Facebook parent company Meta agreed to pay $725 million to settle a privacy class-action case accusing the social media giant of allowing consulting firm Cambridge Analytica, and other third parties, access to user’s information.
Attorneys representing Facebook users said in an announcement Friday the proposed settlement marks the largest sum ever of a privacy class-action case in the U.S.
“This historic settlement will provide meaningful relief to the class in this complex and novel privacy case. We have reached this point only because our teams of lawyers and professionals have dedicated years of hard work to this case. We are also immensely thankful to the Court and the mediators,” Derek Loeser and Lesley Weaver, lead lawyers for the plaintiffs, said in a statement.
The settlement is subject to approval by a judge.
The case was initiated after news in early 2018 that British firm Cambridge Analytica harvested information from up to 87 million Facebook users, and expanded later to target Facebook’s data sharing practices more broadly.
It claimed that the social media company granted third parties access to Facebook information without users’ consent and failed to adequately monitor that alleged access.
As part of the settlement, Meta did not admit to wrongdoing.
Meta spokesperson Dina Luce said the company pursued a settlement “as it’s in the best interest of our community and shareholders.”

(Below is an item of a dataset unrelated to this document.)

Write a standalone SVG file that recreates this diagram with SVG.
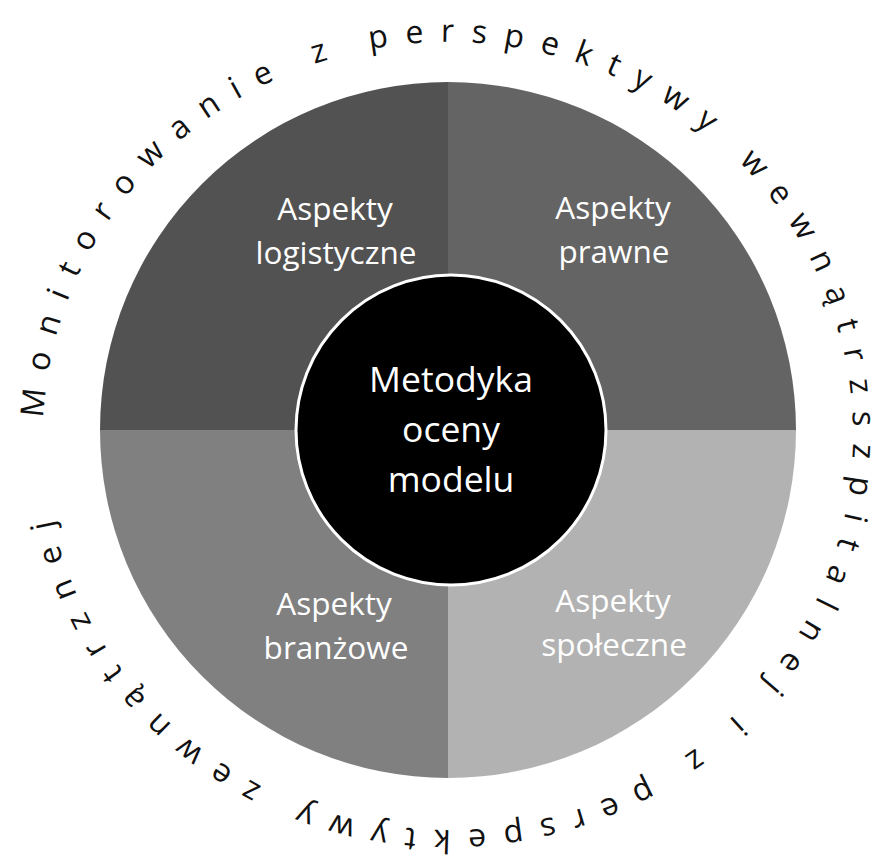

“Over the last three years we revamped our approach to privacy and implemented a comprehensive privacy program. We look forward to continuing to build services people love and trust with privacy at the forefront,” Meta added.
The proposed settlement deal comes after Facebook paid $5 billion to settle a Federal Trade Commission (FTC) case over its handling of user data and the Cambridge Analytics scandal, and $100 million to the Securities and Exchange Commission (SEC) over charges about misleading investors based on the scandal.